Carry none of the pictures over; write out the complete data exactly.

### Information shown
_ _ _ _

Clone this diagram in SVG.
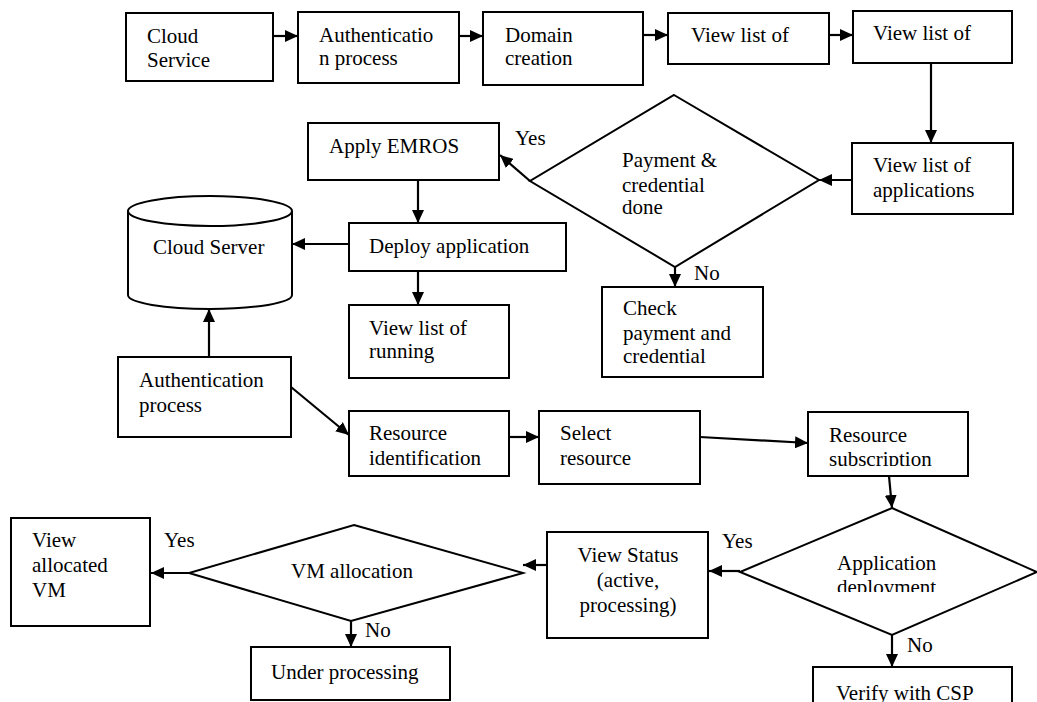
<svg xmlns="http://www.w3.org/2000/svg" width="1037" height="702" viewBox="0 0 1037 702">
<style>
.b{fill:#fff;stroke:#000;stroke-width:2}
.t{font-family:'Liberation Serif','Times New Roman','DejaVu Serif',serif;font-size:21px;fill:#000}
.c{stroke:#000;stroke-width:2.2;fill:none;marker-end:url(#ah)}
</style>
<defs>
<marker id="ah" markerUnits="userSpaceOnUse" markerWidth="14" markerHeight="12" refX="13" refY="6" orient="auto">
<path d="M0,0 L13,6 L0,12 Z" fill="#000"/>
</marker>
<clipPath id="cDone"><rect x="600" y="150" width="120" height="64"/></clipPath>
<clipPath id="cSub"><rect x="810" y="420" width="150" height="46"/></clipPath>
<clipPath id="cDep"><rect x="820" y="550" width="150" height="42"/></clipPath>
</defs>
<rect width="1037" height="702" fill="#fff"/>
<g id="connectors">
<line class="c" x1="273" y1="36" x2="298" y2="36"/>
<line class="c" x1="459" y1="36" x2="483" y2="36"/>
<line class="c" x1="643" y1="35" x2="668" y2="35"/>
<line class="c" x1="829" y1="35" x2="853" y2="35"/>
<line class="c" x1="931" y1="63" x2="931" y2="143"/>
<line class="c" x1="852" y1="180" x2="819" y2="180"/>
<line class="c" x1="530" y1="181" x2="500" y2="155"/>
<line class="c" x1="675" y1="262" x2="675" y2="287"/>
<line class="c" x1="418" y1="180" x2="418" y2="223"/>
<line class="c" x1="349" y1="244" x2="292" y2="244"/>
<line class="c" x1="418" y1="272" x2="418" y2="305"/>
<line class="c" x1="209" y1="357" x2="209" y2="309"/>
<line class="c" x1="291" y1="387" x2="349" y2="435"/>
<line class="c" x1="509" y1="437" x2="539" y2="437"/>
<line class="c" x1="700" y1="437" x2="808" y2="443"/>
<line class="c" x1="889" y1="476" x2="892" y2="508"/>
<line class="c" x1="740" y1="571" x2="709" y2="571"/>
<line class="c" x1="892" y1="630" x2="892" y2="667"/>
<line class="c" x1="547" y1="565" x2="523" y2="565"/>
<line class="c" x1="189" y1="573" x2="151" y2="573"/>
<line class="c" x1="351" y1="617" x2="351" y2="647"/>
</g>
<g id="cloudService"><rect class="b" x="126" y="13" width="147" height="68"/><text class="t" x="147" y="43">Cloud</text><text class="t" x="147" y="67">Service</text></g>
<g id="auth1"><rect class="b" x="298" y="12" width="161" height="71"/><text class="t" x="319" y="42">Authenticatio</text><text class="t" x="319" y="65">n process</text></g>
<g id="domain"><rect class="b" x="483" y="12" width="160" height="73"/><text class="t" x="505" y="42">Domain</text><text class="t" x="505" y="65">creation</text></g>
<g id="viewList1"><rect class="b" x="668" y="13" width="161" height="51"/><text class="t" x="691" y="42">View list of</text></g>
<g id="viewList2"><rect class="b" x="853" y="11" width="159" height="52"/><text class="t" x="873" y="40">View list of</text></g>
<g id="viewApps"><rect class="b" x="852" y="143" width="161" height="71"/><text class="t" x="873" y="172">View list of</text><text class="t" x="873" y="197">applications</text></g>
<g id="payment"><polygon class="b" points="674,95 819,180 675,267 530,181"/><text class="t" x="622" y="167">Payment &amp;</text><text class="t" x="622" y="192">credential</text><text class="t" x="622" y="214" clip-path="url(#cDone)">done</text></g>
<text class="t" x="515" y="145">Yes</text>
<text class="t" x="694" y="280">No</text>
<g id="applyEmros"><rect class="b" x="308" y="123" width="191" height="57"/><text class="t" x="329" y="153">Apply EMROS</text></g>
<g id="checkPayment"><rect class="b" x="602" y="287" width="161" height="90"/><text class="t" x="623" y="315">Check</text><text class="t" x="623" y="340">payment and</text><text class="t" x="623" y="363">credential</text></g>
<g id="cloudServer"><path class="b" d="M128,211 L128,295 A82,14 0 0 0 292,295 L292,211"/><ellipse class="b" cx="210" cy="211" rx="82" ry="15"/><text class="t" x="153" y="254">Cloud Server</text></g>
<g id="deploy"><rect class="b" x="349" y="223" width="217" height="48"/><text class="t" x="369" y="253">Deploy application</text></g>
<g id="viewRunning"><rect class="b" x="349" y="305" width="160" height="73"/><text class="t" x="369" y="335">View list of</text><text class="t" x="369" y="358">running</text></g>
<g id="auth2"><rect class="b" x="118" y="357" width="173" height="80"/><text class="t" x="139" y="387">Authentication</text><text class="t" x="139" y="412">process</text></g>
<g id="resIdent"><rect class="b" x="349" y="411" width="160" height="65"/><text class="t" x="369" y="440">Resource</text><text class="t" x="369" y="465">identification</text></g>
<g id="selectRes"><rect class="b" x="539" y="411" width="161" height="73"/><text class="t" x="560" y="440">Select</text><text class="t" x="560" y="465">resource</text></g>
<g id="resSub"><rect class="b" x="808" y="412" width="160" height="64"/><text class="t" x="829" y="442">Resource</text><text class="t" x="829" y="466" clip-path="url(#cSub)">subscription</text></g>
<g id="appDeploy"><polygon class="b" points="892,508 1037,572 892,635 740,572"/><text class="t" x="837" y="570">Application</text><text class="t" x="837" y="594" clip-path="url(#cDep)">deployment</text></g>
<text class="t" x="722" y="548">Yes</text>
<text class="t" x="907" y="652">No</text>
<g id="verifyCsp"><rect class="b" x="813" y="667" width="199" height="45"/><text class="t" x="836" y="700">Verify with CSP</text></g>
<g id="viewStatus"><rect class="b" x="547" y="532" width="161" height="106"/><text class="t" x="628" y="562" text-anchor="middle">View Status</text><text class="t" x="628" y="587" text-anchor="middle">(active,</text><text class="t" x="628" y="612" text-anchor="middle">processing)</text></g>
<g id="vmAlloc"><polygon class="b" points="354,525 523,573 351,621 189,573"/><text class="t" x="291" y="578">VM allocation</text></g>
<text class="t" x="164" y="547">Yes</text>
<text class="t" x="365" y="637">No</text>
<g id="viewVm"><rect class="b" x="11" y="518" width="139" height="108"/><text class="t" x="32" y="547">View</text><text class="t" x="32" y="572">allocated</text><text class="t" x="32" y="597">VM</text></g>
<g id="underProc"><rect class="b" x="251" y="647" width="199" height="53"/><text class="t" x="271" y="679">Under processing</text></g>
</svg>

_ _ _ _

### Task answer
Clone this diagram in SVG.
<svg xmlns="http://www.w3.org/2000/svg" width="1037" height="702" viewBox="0 0 1037 702">
<style>
.b{fill:#fff;stroke:#000;stroke-width:2}
.t{font-family:'Liberation Serif','Times New Roman','DejaVu Serif',serif;font-size:21px;fill:#000}
.c{stroke:#000;stroke-width:2.2;fill:none;marker-end:url(#ah)}
</style>
<defs>
<marker id="ah" markerUnits="userSpaceOnUse" markerWidth="14" markerHeight="12" refX="13" refY="6" orient="auto">
<path d="M0,0 L13,6 L0,12 Z" fill="#000"/>
</marker>
<clipPath id="cDone"><rect x="600" y="150" width="120" height="64"/></clipPath>
<clipPath id="cSub"><rect x="810" y="420" width="150" height="46"/></clipPath>
<clipPath id="cDep"><rect x="820" y="550" width="150" height="42"/></clipPath>
</defs>
<rect width="1037" height="702" fill="#fff"/>
<g id="connectors">
<line class="c" x1="273" y1="36" x2="298" y2="36"/>
<line class="c" x1="459" y1="36" x2="483" y2="36"/>
<line class="c" x1="643" y1="35" x2="668" y2="35"/>
<line class="c" x1="829" y1="35" x2="853" y2="35"/>
<line class="c" x1="931" y1="63" x2="931" y2="143"/>
<line class="c" x1="852" y1="180" x2="819" y2="180"/>
<line class="c" x1="530" y1="181" x2="500" y2="155"/>
<line class="c" x1="675" y1="262" x2="675" y2="287"/>
<line class="c" x1="418" y1="180" x2="418" y2="223"/>
<line class="c" x1="349" y1="244" x2="292" y2="244"/>
<line class="c" x1="418" y1="272" x2="418" y2="305"/>
<line class="c" x1="209" y1="357" x2="209" y2="309"/>
<line class="c" x1="291" y1="387" x2="349" y2="435"/>
<line class="c" x1="509" y1="437" x2="539" y2="437"/>
<line class="c" x1="700" y1="437" x2="808" y2="443"/>
<line class="c" x1="889" y1="476" x2="892" y2="508"/>
<line class="c" x1="740" y1="571" x2="709" y2="571"/>
<line class="c" x1="892" y1="630" x2="892" y2="667"/>
<line class="c" x1="547" y1="565" x2="523" y2="565"/>
<line class="c" x1="189" y1="573" x2="151" y2="573"/>
<line class="c" x1="351" y1="617" x2="351" y2="647"/>
</g>
<g id="cloudService"><rect class="b" x="126" y="13" width="147" height="68"/><text class="t" x="147" y="43">Cloud</text><text class="t" x="147" y="67">Service</text></g>
<g id="auth1"><rect class="b" x="298" y="12" width="161" height="71"/><text class="t" x="319" y="42">Authenticatio</text><text class="t" x="319" y="65">n process</text></g>
<g id="domain"><rect class="b" x="483" y="12" width="160" height="73"/><text class="t" x="505" y="42">Domain</text><text class="t" x="505" y="65">creation</text></g>
<g id="viewList1"><rect class="b" x="668" y="13" width="161" height="51"/><text class="t" x="691" y="42">View list of</text></g>
<g id="viewList2"><rect class="b" x="853" y="11" width="159" height="52"/><text class="t" x="873" y="40">View list of</text></g>
<g id="viewApps"><rect class="b" x="852" y="143" width="161" height="71"/><text class="t" x="873" y="172">View list of</text><text class="t" x="873" y="197">applications</text></g>
<g id="payment"><polygon class="b" points="674,95 819,180 675,267 530,181"/><text class="t" x="622" y="167">Payment &amp;</text><text class="t" x="622" y="192">credential</text><text class="t" x="622" y="214" clip-path="url(#cDone)">done</text></g>
<text class="t" x="515" y="145">Yes</text>
<text class="t" x="694" y="280">No</text>
<g id="applyEmros"><rect class="b" x="308" y="123" width="191" height="57"/><text class="t" x="329" y="153">Apply EMROS</text></g>
<g id="checkPayment"><rect class="b" x="602" y="287" width="161" height="90"/><text class="t" x="623" y="315">Check</text><text class="t" x="623" y="340">payment and</text><text class="t" x="623" y="363">credential</text></g>
<g id="cloudServer"><path class="b" d="M128,211 L128,295 A82,14 0 0 0 292,295 L292,211"/><ellipse class="b" cx="210" cy="211" rx="82" ry="15"/><text class="t" x="153" y="254">Cloud Server</text></g>
<g id="deploy"><rect class="b" x="349" y="223" width="217" height="48"/><text class="t" x="369" y="253">Deploy application</text></g>
<g id="viewRunning"><rect class="b" x="349" y="305" width="160" height="73"/><text class="t" x="369" y="335">View list of</text><text class="t" x="369" y="358">running</text></g>
<g id="auth2"><rect class="b" x="118" y="357" width="173" height="80"/><text class="t" x="139" y="387">Authentication</text><text class="t" x="139" y="412">process</text></g>
<g id="resIdent"><rect class="b" x="349" y="411" width="160" height="65"/><text class="t" x="369" y="440">Resource</text><text class="t" x="369" y="465">identification</text></g>
<g id="selectRes"><rect class="b" x="539" y="411" width="161" height="73"/><text class="t" x="560" y="440">Select</text><text class="t" x="560" y="465">resource</text></g>
<g id="resSub"><rect class="b" x="808" y="412" width="160" height="64"/><text class="t" x="829" y="442">Resource</text><text class="t" x="829" y="466" clip-path="url(#cSub)">subscription</text></g>
<g id="appDeploy"><polygon class="b" points="892,508 1037,572 892,635 740,572"/><text class="t" x="837" y="570">Application</text><text class="t" x="837" y="594" clip-path="url(#cDep)">deployment</text></g>
<text class="t" x="722" y="548">Yes</text>
<text class="t" x="907" y="652">No</text>
<g id="verifyCsp"><rect class="b" x="813" y="667" width="199" height="45"/><text class="t" x="836" y="700">Verify with CSP</text></g>
<g id="viewStatus"><rect class="b" x="547" y="532" width="161" height="106"/><text class="t" x="628" y="562" text-anchor="middle">View Status</text><text class="t" x="628" y="587" text-anchor="middle">(active,</text><text class="t" x="628" y="612" text-anchor="middle">processing)</text></g>
<g id="vmAlloc"><polygon class="b" points="354,525 523,573 351,621 189,573"/><text class="t" x="291" y="578">VM allocation</text></g>
<text class="t" x="164" y="547">Yes</text>
<text class="t" x="365" y="637">No</text>
<g id="viewVm"><rect class="b" x="11" y="518" width="139" height="108"/><text class="t" x="32" y="547">View</text><text class="t" x="32" y="572">allocated</text><text class="t" x="32" y="597">VM</text></g>
<g id="underProc"><rect class="b" x="251" y="647" width="199" height="53"/><text class="t" x="271" y="679">Under processing</text></g>
</svg>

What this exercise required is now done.